Sumner doesn’t have specific run plays designed only for Wedington or only for Riley — who holds the school track and field team’s record in the high jump at 6-8 1/4 and is committed to the University of Montana as a decathlete.
It’s not like one is a bruising, short-yardage back and the other the big-play threat. They are interchangeable because both have speed — only Riley’s is more top-end while Wedington is more agile.
“Defenses make the mistake of putting all their attention on Connor and they kind of forget about Josh,” Sumner right guard Ian Pudney said. “We want to get Connor in space because he can beat any defender one on one. But I think when we need three or four yards, Josh is more of the power guy.

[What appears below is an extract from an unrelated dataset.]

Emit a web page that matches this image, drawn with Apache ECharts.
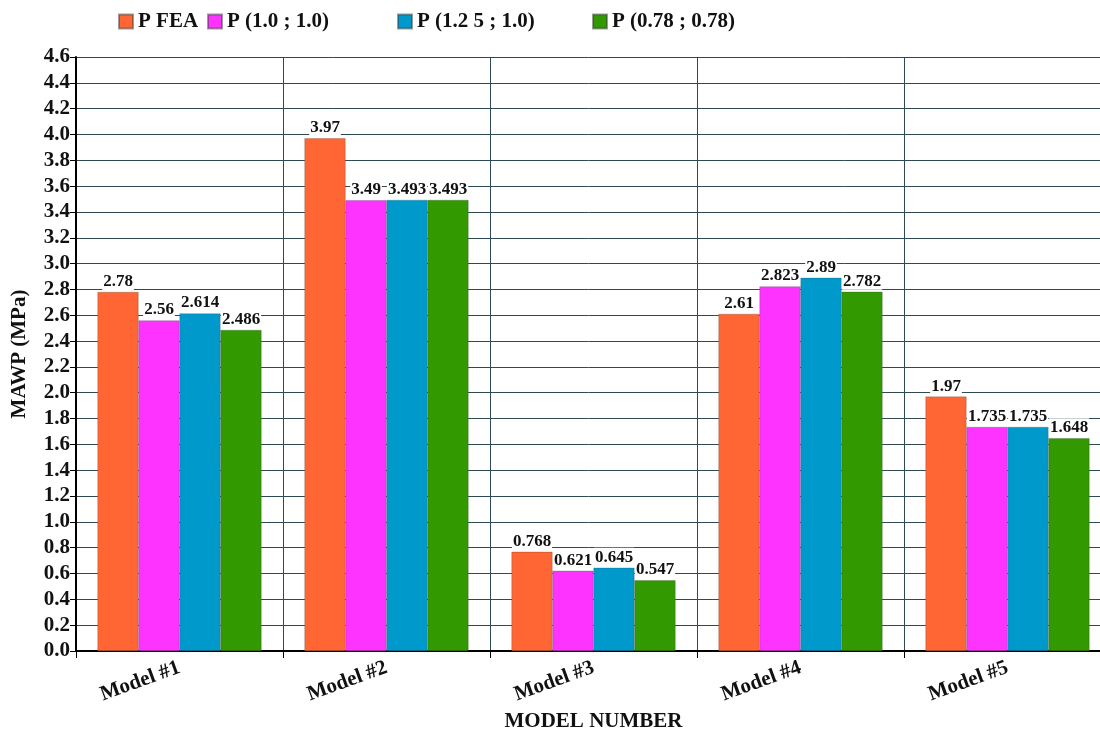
<!DOCTYPE html>
<html>
<head>
<meta charset="utf-8">
<script src="https://cdn.jsdelivr.net/npm/echarts@6/dist/echarts.min.js"></script>
<style>
  html, body { margin: 0; padding: 0; background: #ffffff; }
  #chart { width: 1100px; height: 733px; }
</style>
</head>
<body>
<div id="chart"></div>
<script>
// Model names along the x axis
const categories = ['Model #1', 'Model #2', 'Model #3', 'Model #4', 'Model #5'];

// Series names shown in the legend
const seriesNames = ['P FEA', 'P (1.0 ; 1.0)', 'P (1.2 5 ; 1.0)', 'P (0.78 ; 0.78)'];

// MAWP values (MPa) per model
const pFEA   = [2.78, 3.97, 0.768, 2.61, 1.97];
const p10_10 = [2.56, 3.49, 0.621, 2.823, 1.735];
const p125_10 = [2.614, 3.493, 0.645, 2.89, 1.735];
const p078_078 = [2.486, 3.493, 0.547, 2.782, 1.648];

const seriesData = [pFEA, p10_10, p125_10, p078_078];
const colors = ['#ff6633', '#ff33ff', '#0099cc', '#339900'];

// Left edge of each legend entry
const legendLefts = [113, 202, 392, 587];

const serif = '"Liberation Serif", "DejaVu Serif", serif';

const chart = echarts.init(document.getElementById('chart'));

chart.setOption({
  animation: false,
  backgroundColor: '#ffffff',
  legend: seriesNames.map((name, i) => ({
    top: 6,
    left: legendLefts[i],
    itemWidth: 14,
    itemHeight: 14,
    itemGap: 0,
    icon: 'rect',
    textStyle: { fontFamily: serif, fontWeight: 'bold', fontSize: 21, color: '#111' },
    data: [name]
  })),
  grid: {
    left: 76,
    top: 57,
    width: 1035,
    height: 594,
    containLabel: false,
    outerBoundsMode: 'none'
  },
  xAxis: {
    type: 'category',
    data: categories,
    boundaryGap: true,
    name: 'MODEL NUMBER',
    nameLocation: 'middle',
    nameGap: 58,
    nameTextStyle: { fontFamily: serif, fontWeight: 'bold', fontSize: 21, color: '#111' },
    axisLine: { lineStyle: { color: '#000', width: 2 } },
    axisTick: { show: true, length: 7, lineStyle: { color: '#000' } },
    splitLine: { show: true, lineStyle: { color: '#2e4a55', width: 1 } },
    axisLabel: {
      rotate: 20,
      margin: 16,
      fontFamily: serif,
      fontWeight: 'bold',
      fontSize: 21,
      color: '#111'
    }
  },
  yAxis: {
    type: 'value',
    min: 0,
    max: 4.6,
    interval: 0.2,
    name: 'MAWP (MPa)',
    nameLocation: 'middle',
    nameGap: 46,
    nameTextStyle: { fontFamily: serif, fontWeight: 'bold', fontSize: 21, color: '#111' },
    axisLine: { show: true, lineStyle: { color: '#000', width: 2 } },
    axisTick: { show: true, length: 6, lineStyle: { color: '#000' } },
    splitLine: { show: true, lineStyle: { color: '#2e4a55', width: 1 } },
    axisLabel: {
      margin: 6,
      fontFamily: serif,
      fontWeight: 'bold',
      fontSize: 21,
      color: '#111',
      formatter: v => v.toFixed(1)
    }
  },
  series: seriesNames.map((name, i) => ({
    name: name,
    type: 'bar',
    data: seriesData[i],
    barWidth: 41,
    barGap: '0%',
    itemStyle: { color: colors[i], borderColor: 'rgba(60,60,60,0.5)', borderWidth: 0.5 },
    label: {
      show: true,
      position: 'top',
      distance: 2,
      fontFamily: serif,
      fontWeight: 'bold',
      fontSize: 17,
      color: '#111',
      backgroundColor: '#ffffff',
      padding: [1, 1, 0, 1]
    }
  }))
});
</script>
</body>
</html>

He gets whacked in there and he gets up ready to go every time.”
Both also play key roles on defense — Riley at linebacker and Wedington at defensive back. Wedington returns punts and kicks, too (he leads the 3A SPSL with 1,249 all-purpose yards).
“I feel if one of us got all the carries it would tire and wear us out,” Wedington said. “I have confidence that Josh can do it all and I’m pretty sure he’s the same way with me. We can both run people over if we have to or spread it out if we have to. We just complement each other in so many ways.”
Even if they are so different off the field.
“Josh has been with the band his whole life and was a little nerdy, and Connor has always been silky smooth,” Ross said. “It’s cool to see what football can do because I don’t know if they would be friends otherwise.”
RATE YOUR RUNNING BACK
Who better to gauge Sumner’s two dynamic running backs, Josh Riley and Connor Wedington, than their offensive linemen? Four of them — right tackle Jacob Clark, right guard Ian Pudney, center Kelley Kraeger and left tackle Seth Carnahan — gave their votes to questions regarding their running backs’ talents in areas on and off the football field.
Advantage: Josh Riley
Clark: Got to say Josh. He can get going.
Pudney: They got a few differences, but when it comes to the basics, they are pretty similar. I guess Josh would get a slight edge.
Advantage: Connor Wedington
Pudney: No question
▪ MARIO KART
Pudney: I just got to say Connor because he whupped me in Mario Kart in our big tournament Friday night. But the quarterback, Luke Ross, came out with the ‘W’.
Pudney: I haven’t played Halo in so long. But probably Josh gets it.
▪ HEAD OF HAIR
Clark: It’s not even close.
▪ SINGING VOICE
Pudney: I’ve never heard Connor really sing, so have to say Josh. Connor is pretty quiet. And Josh is in band, so he understands how it’s going to go.
▪ DANCE MOVES
Pudney: I did watch Josh play Just Dance about a week ago, so I have to say Connor. It was ... not good.
Pudney: Josh is a funny guy.
▪ TIEBREAKER: FASHION SENSE
Pudney: Have you seen Connor’s shoes? He’s got a good shoe game. His whole basement is lined with shoes.